The Germplasm Resources Information Network (GRIN) is an online portal for information about agricultural genetic resources that are managed by the Agricultural Research Service of USDA, along with U.S. partnering organizations. The content includes general information about ARS animal, microbial and plant germplasm collections, most notably the U.S. National Plant Germplasm System (NPGS). The NPGS curates more than 600,000 active accessions of living plant material at 20 genebank locations around the U.S., and makes small quantities available globally to plant breeders and other professional scientists. GRIN also documents activities of Crop Germplasm Committees (CGC) that support the NPGS. The CGCs are comprised of public and private sector subject matter experts for a given crop (there are currently 44 CGCs) who voluntarily provide input on technical and operational matters to the NPGS. The site includes two searchable datasets: the ARS Rhizobium collection and Plant Variety Protection Certificates. The Rhizobium collection is living bacteria that nodulate the roots of leguminous plants symbiotically to provide nitrogen fixation. Samples are available to research scientists globally upon request. The Plant Variety Protection (PVP) Certificates are issued by the Agricultural Marketing Service (AMS) of USDA to provide intellectual property protection to registered new varieties of plants that are propagated by seed or tubers. The GRIN site allows queries of PVPs by certificate number, name of the crop, variety name, or certificate holder, all using data provided by the AMS.

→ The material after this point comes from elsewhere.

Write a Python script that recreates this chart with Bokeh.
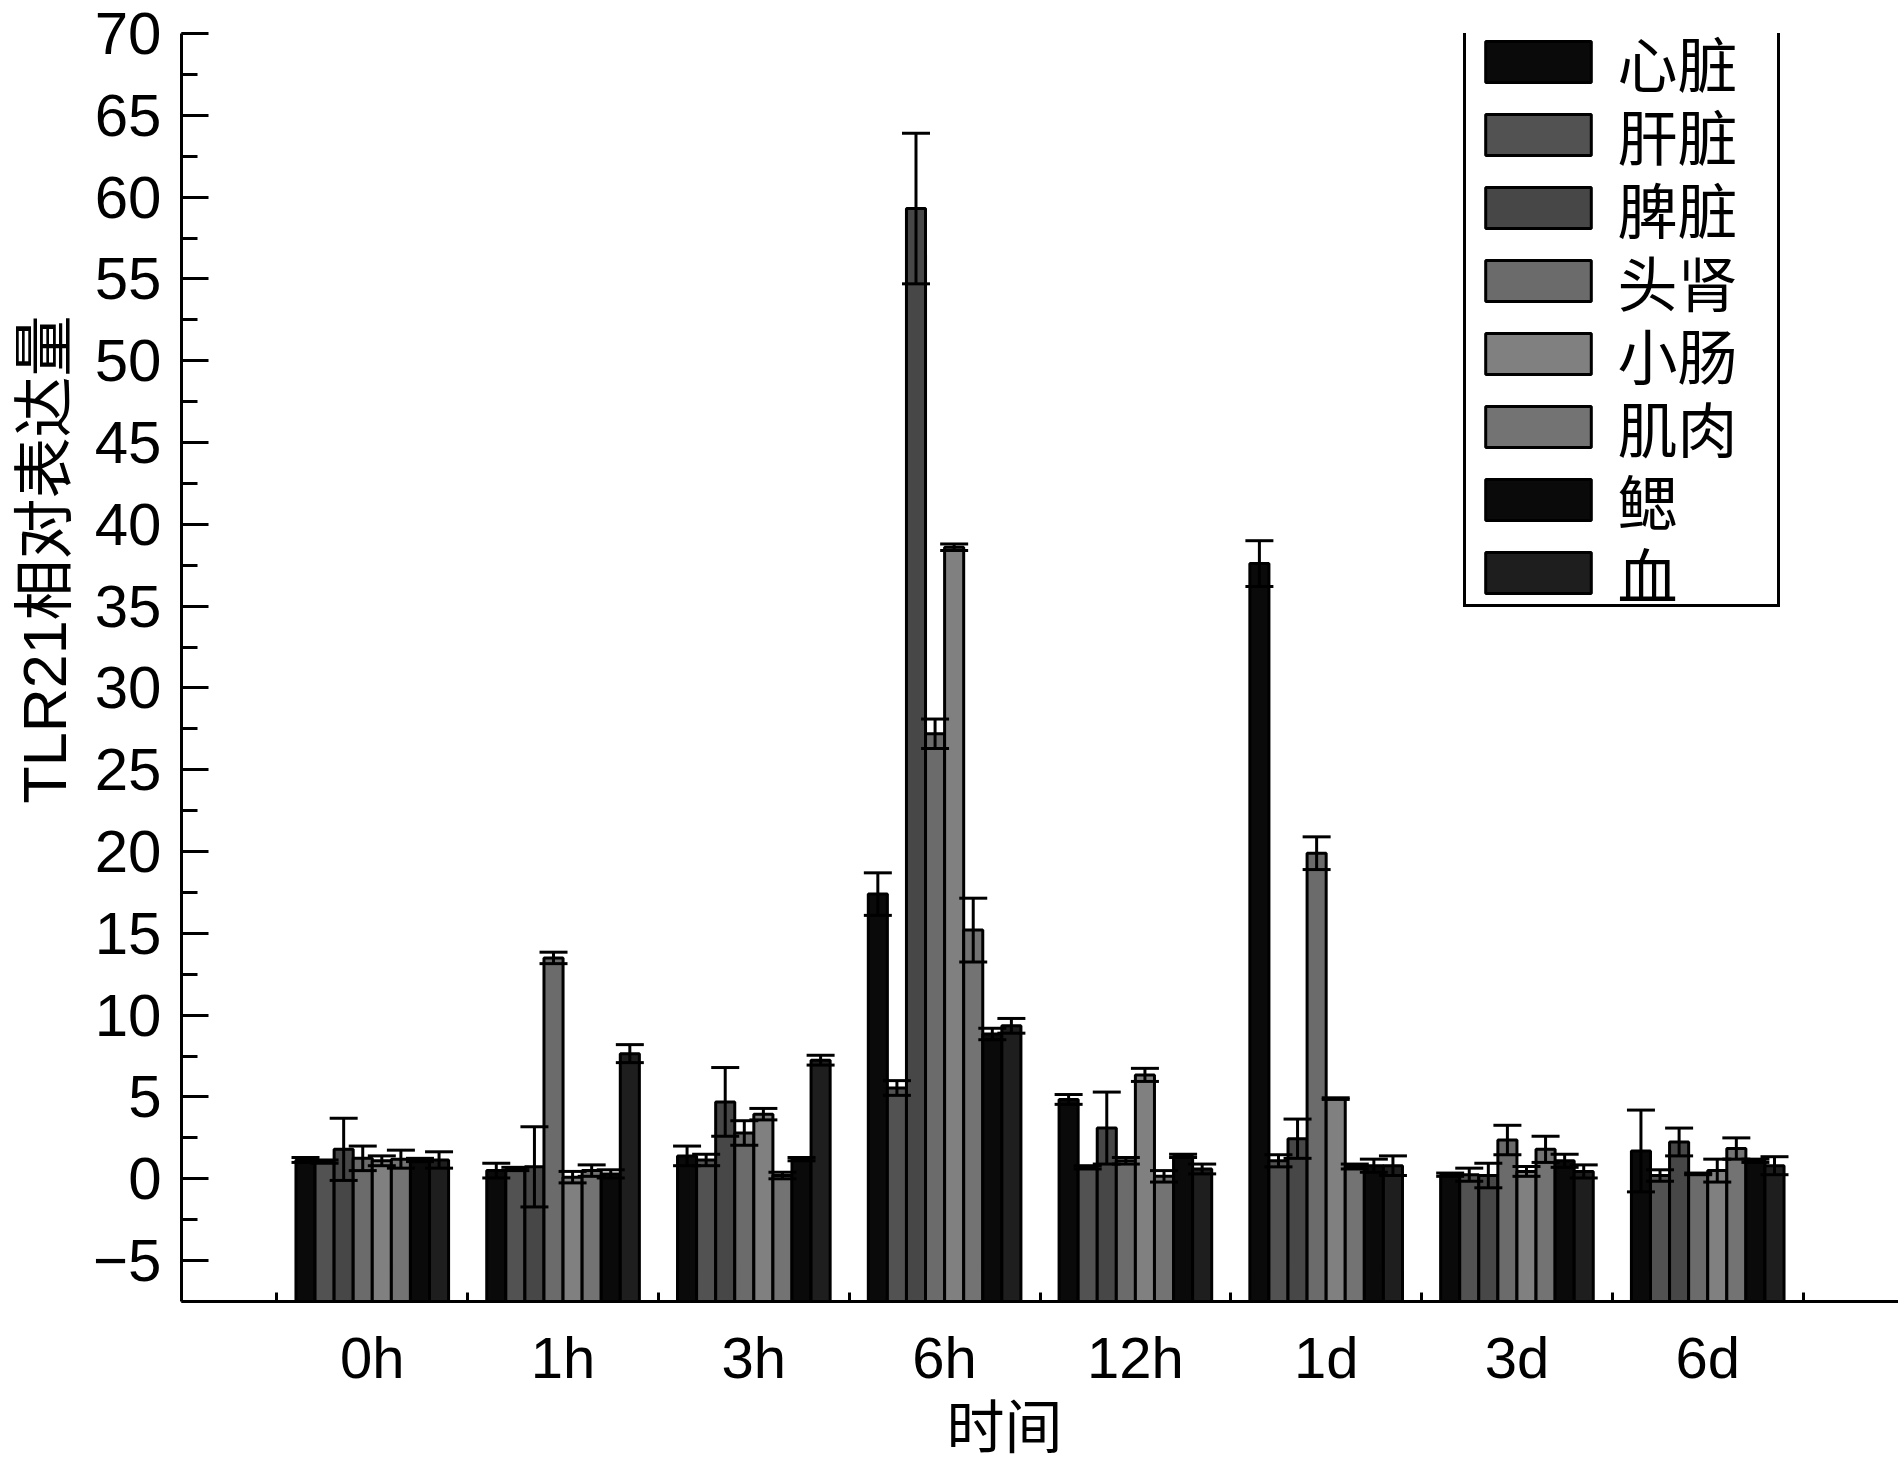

This is an identification key to genera for seeds and fruits of the legume family. The coverage is world wide, and for each genus there are descriptions of the seeds and fruits, distribution data, and images. The interactive software system INTKEY is used for accessing the data and images. The key can be used for identifying to genus unknown legume samples or for querying the data and images for legume genera, and is designed for seed analysts, technicians, port inspectors, weed scientists, ecologists, botanists, and researchers who need to identify isolated legume fruits and seeds. Procedures relating to preparation, collection, and authentication of data are provided in the 'Procedures' resource file. In order to utilize the identification key the entire folder needs to be downloaded and extracted with all internal structure unmodified.

The Plant Variety Protection Office (PVPO) Scanned Certificates Database is a collection of Certificates of Protection for new plant varieties that are seed reproduced or tuber propagated. A variety may be represented by seeds, transplants, plants, tubers, tissue culture plantlets and other matter. A Certificate of Protection is awarded to an owner of a variety after an examination shows that it is new, distinct from other varieties, and genetically uniformed and stable through successive generations. This tool allows stakeholders access to the breeding history and morphological characteristics used in developing new plant varieties. This tool contains over 5,000 varieties that have been issued a Certificate of Protection since 1975.

GRIN-Global is an ongoing international collaborative project to develop shared and open-source applications that help manage plant germplasm collections. The software was jointly developed by the Agricultural Research Service of USDA, Global Crop Diversity Trust, and Bioversity International, with the first version released in December 2011. The ARS has used GRIN-Global to manage its plant germplasm collections, the U.S. National Plant Germplasm System, since November 2015. GRIN-Global is an extension of Germplasm Resources Information Network (GRIN) information management system, which was first developed by ARS beginning in the mid-1980s. GRIN-Global is comprised of a suite of computer applications that are used internally by genebank staff to curate collections, as well as a public website through which scientists can query the database and request samples of germplasm through a shopping cart process.